Exercise >> Once the pictures are set aside, transcribe the remaining data exactly.

— start of Stored data —

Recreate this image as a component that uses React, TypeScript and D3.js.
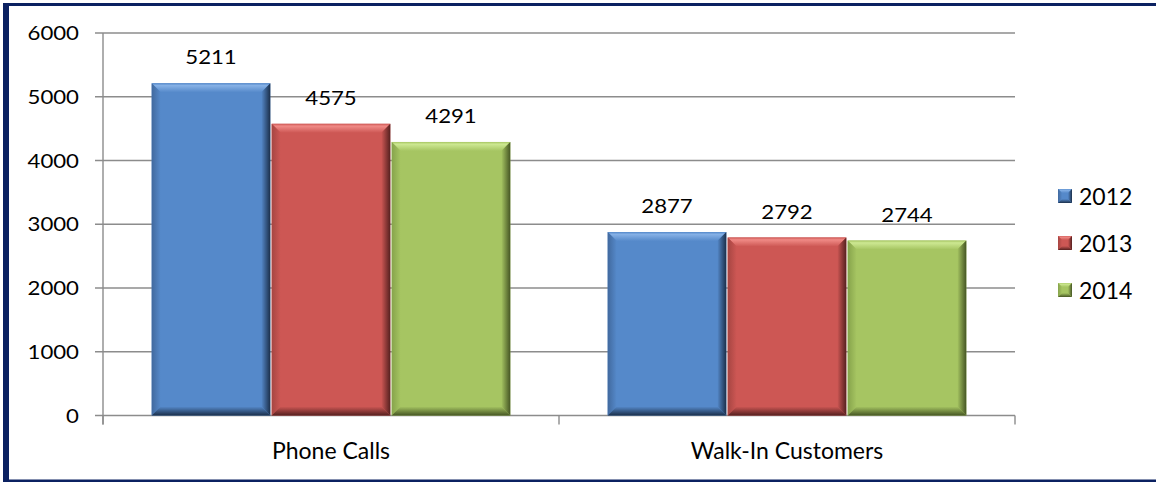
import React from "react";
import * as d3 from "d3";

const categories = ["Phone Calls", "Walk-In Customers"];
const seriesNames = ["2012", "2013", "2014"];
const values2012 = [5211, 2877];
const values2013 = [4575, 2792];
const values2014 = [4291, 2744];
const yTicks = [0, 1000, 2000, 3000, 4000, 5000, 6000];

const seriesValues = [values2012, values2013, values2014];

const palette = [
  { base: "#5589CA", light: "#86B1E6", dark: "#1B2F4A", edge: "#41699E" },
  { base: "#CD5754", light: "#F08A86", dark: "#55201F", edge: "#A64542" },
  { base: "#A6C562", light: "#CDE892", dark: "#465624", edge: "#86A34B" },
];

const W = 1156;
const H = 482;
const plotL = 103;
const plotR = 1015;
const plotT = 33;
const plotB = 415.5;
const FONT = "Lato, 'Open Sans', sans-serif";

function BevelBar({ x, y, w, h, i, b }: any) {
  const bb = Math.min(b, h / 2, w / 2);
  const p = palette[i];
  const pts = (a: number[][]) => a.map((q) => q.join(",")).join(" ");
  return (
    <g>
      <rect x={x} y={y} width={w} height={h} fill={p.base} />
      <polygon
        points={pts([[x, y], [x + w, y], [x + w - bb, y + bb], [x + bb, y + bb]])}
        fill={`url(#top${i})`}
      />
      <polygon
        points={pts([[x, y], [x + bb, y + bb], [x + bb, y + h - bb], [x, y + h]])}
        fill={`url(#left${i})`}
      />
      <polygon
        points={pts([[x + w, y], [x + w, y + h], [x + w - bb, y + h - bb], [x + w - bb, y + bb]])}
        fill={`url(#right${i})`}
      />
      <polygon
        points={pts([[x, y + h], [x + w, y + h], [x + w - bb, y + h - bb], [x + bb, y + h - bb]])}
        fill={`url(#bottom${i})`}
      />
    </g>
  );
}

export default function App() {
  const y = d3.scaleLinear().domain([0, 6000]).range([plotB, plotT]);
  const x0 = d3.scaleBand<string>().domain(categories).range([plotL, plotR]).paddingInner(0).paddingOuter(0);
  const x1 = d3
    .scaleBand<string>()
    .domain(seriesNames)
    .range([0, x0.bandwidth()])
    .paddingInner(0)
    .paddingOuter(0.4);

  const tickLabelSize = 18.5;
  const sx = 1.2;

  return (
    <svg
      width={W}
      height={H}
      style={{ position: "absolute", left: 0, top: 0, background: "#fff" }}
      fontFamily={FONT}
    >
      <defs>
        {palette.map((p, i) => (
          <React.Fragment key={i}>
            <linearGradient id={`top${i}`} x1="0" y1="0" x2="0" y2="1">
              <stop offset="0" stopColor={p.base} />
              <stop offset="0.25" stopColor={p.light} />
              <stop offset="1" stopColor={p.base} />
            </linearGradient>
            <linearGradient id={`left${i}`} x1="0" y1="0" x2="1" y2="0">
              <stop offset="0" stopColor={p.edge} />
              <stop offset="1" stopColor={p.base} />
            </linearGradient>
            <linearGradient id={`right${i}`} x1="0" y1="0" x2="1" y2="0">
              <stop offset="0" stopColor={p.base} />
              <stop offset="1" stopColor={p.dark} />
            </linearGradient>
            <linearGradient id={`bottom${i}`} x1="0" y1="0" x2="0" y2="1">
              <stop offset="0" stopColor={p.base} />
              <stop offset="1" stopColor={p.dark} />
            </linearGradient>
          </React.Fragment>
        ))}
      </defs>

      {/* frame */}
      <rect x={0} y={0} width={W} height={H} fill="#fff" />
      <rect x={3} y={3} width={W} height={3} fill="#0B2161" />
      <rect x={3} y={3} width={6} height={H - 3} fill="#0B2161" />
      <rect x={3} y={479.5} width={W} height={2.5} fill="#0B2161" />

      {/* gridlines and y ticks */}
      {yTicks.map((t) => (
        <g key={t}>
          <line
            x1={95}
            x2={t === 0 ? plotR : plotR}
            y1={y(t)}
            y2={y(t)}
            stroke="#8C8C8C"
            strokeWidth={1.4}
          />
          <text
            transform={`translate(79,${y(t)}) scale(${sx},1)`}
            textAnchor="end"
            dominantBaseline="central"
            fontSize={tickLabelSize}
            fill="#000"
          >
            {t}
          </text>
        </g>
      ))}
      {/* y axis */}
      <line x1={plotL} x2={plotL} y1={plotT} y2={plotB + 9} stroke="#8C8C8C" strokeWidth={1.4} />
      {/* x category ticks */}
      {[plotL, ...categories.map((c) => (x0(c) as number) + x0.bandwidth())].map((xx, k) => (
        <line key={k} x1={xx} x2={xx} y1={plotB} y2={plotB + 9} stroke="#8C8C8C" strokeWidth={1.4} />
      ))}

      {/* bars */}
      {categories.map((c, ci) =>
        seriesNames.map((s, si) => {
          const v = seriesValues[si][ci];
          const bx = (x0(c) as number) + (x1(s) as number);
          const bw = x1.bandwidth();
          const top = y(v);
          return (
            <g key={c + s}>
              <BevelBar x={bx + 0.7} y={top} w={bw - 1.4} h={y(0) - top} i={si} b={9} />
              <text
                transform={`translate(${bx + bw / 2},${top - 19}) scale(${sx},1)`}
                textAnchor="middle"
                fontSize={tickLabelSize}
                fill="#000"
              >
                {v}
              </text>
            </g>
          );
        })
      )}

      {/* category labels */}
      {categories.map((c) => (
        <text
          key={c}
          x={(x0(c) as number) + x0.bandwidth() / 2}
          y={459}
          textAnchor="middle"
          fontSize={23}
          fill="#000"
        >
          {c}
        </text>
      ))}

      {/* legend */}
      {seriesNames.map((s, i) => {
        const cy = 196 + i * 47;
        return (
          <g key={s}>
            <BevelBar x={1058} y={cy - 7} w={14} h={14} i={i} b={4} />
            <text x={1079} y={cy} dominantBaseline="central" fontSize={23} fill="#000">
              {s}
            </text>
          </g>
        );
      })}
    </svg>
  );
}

— end of Stored data —

Written solution >>
Recreate this image as a component that uses React, TypeScript and D3.js.
import React from "react";
import * as d3 from "d3";

const categories = ["Phone Calls", "Walk-In Customers"];
const seriesNames = ["2012", "2013", "2014"];
const values2012 = [5211, 2877];
const values2013 = [4575, 2792];
const values2014 = [4291, 2744];
const yTicks = [0, 1000, 2000, 3000, 4000, 5000, 6000];

const seriesValues = [values2012, values2013, values2014];

const palette = [
  { base: "#5589CA", light: "#86B1E6", dark: "#1B2F4A", edge: "#41699E" },
  { base: "#CD5754", light: "#F08A86", dark: "#55201F", edge: "#A64542" },
  { base: "#A6C562", light: "#CDE892", dark: "#465624", edge: "#86A34B" },
];

const W = 1156;
const H = 482;
const plotL = 103;
const plotR = 1015;
const plotT = 33;
const plotB = 415.5;
const FONT = "Lato, 'Open Sans', sans-serif";

function BevelBar({ x, y, w, h, i, b }: any) {
  const bb = Math.min(b, h / 2, w / 2);
  const p = palette[i];
  const pts = (a: number[][]) => a.map((q) => q.join(",")).join(" ");
  return (
    <g>
      <rect x={x} y={y} width={w} height={h} fill={p.base} />
      <polygon
        points={pts([[x, y], [x + w, y], [x + w - bb, y + bb], [x + bb, y + bb]])}
        fill={`url(#top${i})`}
      />
      <polygon
        points={pts([[x, y], [x + bb, y + bb], [x + bb, y + h - bb], [x, y + h]])}
        fill={`url(#left${i})`}
      />
      <polygon
        points={pts([[x + w, y], [x + w, y + h], [x + w - bb, y + h - bb], [x + w - bb, y + bb]])}
        fill={`url(#right${i})`}
      />
      <polygon
        points={pts([[x, y + h], [x + w, y + h], [x + w - bb, y + h - bb], [x + bb, y + h - bb]])}
        fill={`url(#bottom${i})`}
      />
    </g>
  );
}

export default function App() {
  const y = d3.scaleLinear().domain([0, 6000]).range([plotB, plotT]);
  const x0 = d3.scaleBand<string>().domain(categories).range([plotL, plotR]).paddingInner(0).paddingOuter(0);
  const x1 = d3
    .scaleBand<string>()
    .domain(seriesNames)
    .range([0, x0.bandwidth()])
    .paddingInner(0)
    .paddingOuter(0.4);

  const tickLabelSize = 18.5;
  const sx = 1.2;

  return (
    <svg
      width={W}
      height={H}
      style={{ position: "absolute", left: 0, top: 0, background: "#fff" }}
      fontFamily={FONT}
    >
      <defs>
        {palette.map((p, i) => (
          <React.Fragment key={i}>
            <linearGradient id={`top${i}`} x1="0" y1="0" x2="0" y2="1">
              <stop offset="0" stopColor={p.base} />
              <stop offset="0.25" stopColor={p.light} />
              <stop offset="1" stopColor={p.base} />
            </linearGradient>
            <linearGradient id={`left${i}`} x1="0" y1="0" x2="1" y2="0">
              <stop offset="0" stopColor={p.edge} />
              <stop offset="1" stopColor={p.base} />
            </linearGradient>
            <linearGradient id={`right${i}`} x1="0" y1="0" x2="1" y2="0">
              <stop offset="0" stopColor={p.base} />
              <stop offset="1" stopColor={p.dark} />
            </linearGradient>
            <linearGradient id={`bottom${i}`} x1="0" y1="0" x2="0" y2="1">
              <stop offset="0" stopColor={p.base} />
              <stop offset="1" stopColor={p.dark} />
            </linearGradient>
          </React.Fragment>
        ))}
      </defs>

      {/* frame */}
      <rect x={0} y={0} width={W} height={H} fill="#fff" />
      <rect x={3} y={3} width={W} height={3} fill="#0B2161" />
      <rect x={3} y={3} width={6} height={H - 3} fill="#0B2161" />
      <rect x={3} y={479.5} width={W} height={2.5} fill="#0B2161" />

      {/* gridlines and y ticks */}
      {yTicks.map((t) => (
        <g key={t}>
          <line
            x1={95}
            x2={t === 0 ? plotR : plotR}
            y1={y(t)}
            y2={y(t)}
            stroke="#8C8C8C"
            strokeWidth={1.4}
          />
          <text
            transform={`translate(79,${y(t)}) scale(${sx},1)`}
            textAnchor="end"
            dominantBaseline="central"
            fontSize={tickLabelSize}
            fill="#000"
          >
            {t}
          </text>
        </g>
      ))}
      {/* y axis */}
      <line x1={plotL} x2={plotL} y1={plotT} y2={plotB + 9} stroke="#8C8C8C" strokeWidth={1.4} />
      {/* x category ticks */}
      {[plotL, ...categories.map((c) => (x0(c) as number) + x0.bandwidth())].map((xx, k) => (
        <line key={k} x1={xx} x2={xx} y1={plotB} y2={plotB + 9} stroke="#8C8C8C" strokeWidth={1.4} />
      ))}

      {/* bars */}
      {categories.map((c, ci) =>
        seriesNames.map((s, si) => {
          const v = seriesValues[si][ci];
          const bx = (x0(c) as number) + (x1(s) as number);
          const bw = x1.bandwidth();
          const top = y(v);
          return (
            <g key={c + s}>
              <BevelBar x={bx + 0.7} y={top} w={bw - 1.4} h={y(0) - top} i={si} b={9} />
              <text
                transform={`translate(${bx + bw / 2},${top - 19}) scale(${sx},1)`}
                textAnchor="middle"
                fontSize={tickLabelSize}
                fill="#000"
              >
                {v}
              </text>
            </g>
          );
        })
      )}

      {/* category labels */}
      {categories.map((c) => (
        <text
          key={c}
          x={(x0(c) as number) + x0.bandwidth() / 2}
          y={459}
          textAnchor="middle"
          fontSize={23}
          fill="#000"
        >
          {c}
        </text>
      ))}

      {/* legend */}
      {seriesNames.map((s, i) => {
        const cy = 196 + i * 47;
        return (
          <g key={s}>
            <BevelBar x={1058} y={cy - 7} w={14} h={14} i={i} b={4} />
            <text x={1079} y={cy} dominantBaseline="central" fontSize={23} fill="#000">
              {s}
            </text>
          </g>
        );
      })}
    </svg>
  );
}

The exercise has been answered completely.